_AIM:_
Retype each line of the material exactly, please, skipping any picture in it.

+--

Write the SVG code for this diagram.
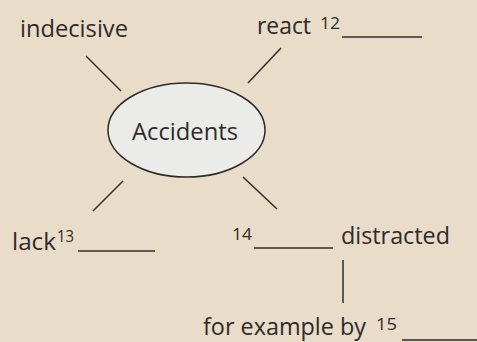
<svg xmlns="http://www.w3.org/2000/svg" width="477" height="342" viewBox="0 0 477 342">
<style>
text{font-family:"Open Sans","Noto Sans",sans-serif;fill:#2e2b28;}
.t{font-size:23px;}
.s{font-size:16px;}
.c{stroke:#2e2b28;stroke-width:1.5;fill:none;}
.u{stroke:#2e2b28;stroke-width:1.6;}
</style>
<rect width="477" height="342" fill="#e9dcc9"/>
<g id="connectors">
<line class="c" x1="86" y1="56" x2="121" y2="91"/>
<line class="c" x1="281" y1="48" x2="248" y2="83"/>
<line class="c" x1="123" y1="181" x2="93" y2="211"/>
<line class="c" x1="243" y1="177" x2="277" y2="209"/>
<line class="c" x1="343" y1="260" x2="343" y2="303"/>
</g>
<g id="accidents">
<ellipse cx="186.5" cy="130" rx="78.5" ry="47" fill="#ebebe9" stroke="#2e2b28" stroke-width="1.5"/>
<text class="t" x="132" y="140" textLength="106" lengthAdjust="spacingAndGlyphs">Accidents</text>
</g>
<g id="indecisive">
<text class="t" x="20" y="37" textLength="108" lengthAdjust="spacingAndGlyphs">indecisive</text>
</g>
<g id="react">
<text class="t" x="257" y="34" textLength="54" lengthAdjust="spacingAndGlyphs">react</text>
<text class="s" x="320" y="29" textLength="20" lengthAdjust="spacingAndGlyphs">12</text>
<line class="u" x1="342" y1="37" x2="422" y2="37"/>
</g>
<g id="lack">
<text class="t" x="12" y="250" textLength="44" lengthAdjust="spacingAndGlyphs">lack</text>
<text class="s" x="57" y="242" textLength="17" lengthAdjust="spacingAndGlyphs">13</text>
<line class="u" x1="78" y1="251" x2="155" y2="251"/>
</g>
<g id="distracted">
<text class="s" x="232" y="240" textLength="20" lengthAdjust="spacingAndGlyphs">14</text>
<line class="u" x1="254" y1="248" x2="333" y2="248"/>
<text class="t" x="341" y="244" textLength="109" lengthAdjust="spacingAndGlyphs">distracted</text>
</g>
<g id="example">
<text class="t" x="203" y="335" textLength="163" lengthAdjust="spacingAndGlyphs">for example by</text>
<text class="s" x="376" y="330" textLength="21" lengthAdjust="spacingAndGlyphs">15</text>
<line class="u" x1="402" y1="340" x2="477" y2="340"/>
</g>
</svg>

+--

_SOLUTION FOR THIS EXERCISE:_
Write the SVG code for this diagram.
<svg xmlns="http://www.w3.org/2000/svg" width="477" height="342" viewBox="0 0 477 342">
<style>
text{font-family:"Open Sans","Noto Sans",sans-serif;fill:#2e2b28;}
.t{font-size:23px;}
.s{font-size:16px;}
.c{stroke:#2e2b28;stroke-width:1.5;fill:none;}
.u{stroke:#2e2b28;stroke-width:1.6;}
</style>
<rect width="477" height="342" fill="#e9dcc9"/>
<g id="connectors">
<line class="c" x1="86" y1="56" x2="121" y2="91"/>
<line class="c" x1="281" y1="48" x2="248" y2="83"/>
<line class="c" x1="123" y1="181" x2="93" y2="211"/>
<line class="c" x1="243" y1="177" x2="277" y2="209"/>
<line class="c" x1="343" y1="260" x2="343" y2="303"/>
</g>
<g id="accidents">
<ellipse cx="186.5" cy="130" rx="78.5" ry="47" fill="#ebebe9" stroke="#2e2b28" stroke-width="1.5"/>
<text class="t" x="132" y="140" textLength="106" lengthAdjust="spacingAndGlyphs">Accidents</text>
</g>
<g id="indecisive">
<text class="t" x="20" y="37" textLength="108" lengthAdjust="spacingAndGlyphs">indecisive</text>
</g>
<g id="react">
<text class="t" x="257" y="34" textLength="54" lengthAdjust="spacingAndGlyphs">react</text>
<text class="s" x="320" y="29" textLength="20" lengthAdjust="spacingAndGlyphs">12</text>
<line class="u" x1="342" y1="37" x2="422" y2="37"/>
</g>
<g id="lack">
<text class="t" x="12" y="250" textLength="44" lengthAdjust="spacingAndGlyphs">lack</text>
<text class="s" x="57" y="242" textLength="17" lengthAdjust="spacingAndGlyphs">13</text>
<line class="u" x1="78" y1="251" x2="155" y2="251"/>
</g>
<g id="distracted">
<text class="s" x="232" y="240" textLength="20" lengthAdjust="spacingAndGlyphs">14</text>
<line class="u" x1="254" y1="248" x2="333" y2="248"/>
<text class="t" x="341" y="244" textLength="109" lengthAdjust="spacingAndGlyphs">distracted</text>
</g>
<g id="example">
<text class="t" x="203" y="335" textLength="163" lengthAdjust="spacingAndGlyphs">for example by</text>
<text class="s" x="376" y="330" textLength="21" lengthAdjust="spacingAndGlyphs">15</text>
<line class="u" x1="402" y1="340" x2="477" y2="340"/>
</g>
</svg>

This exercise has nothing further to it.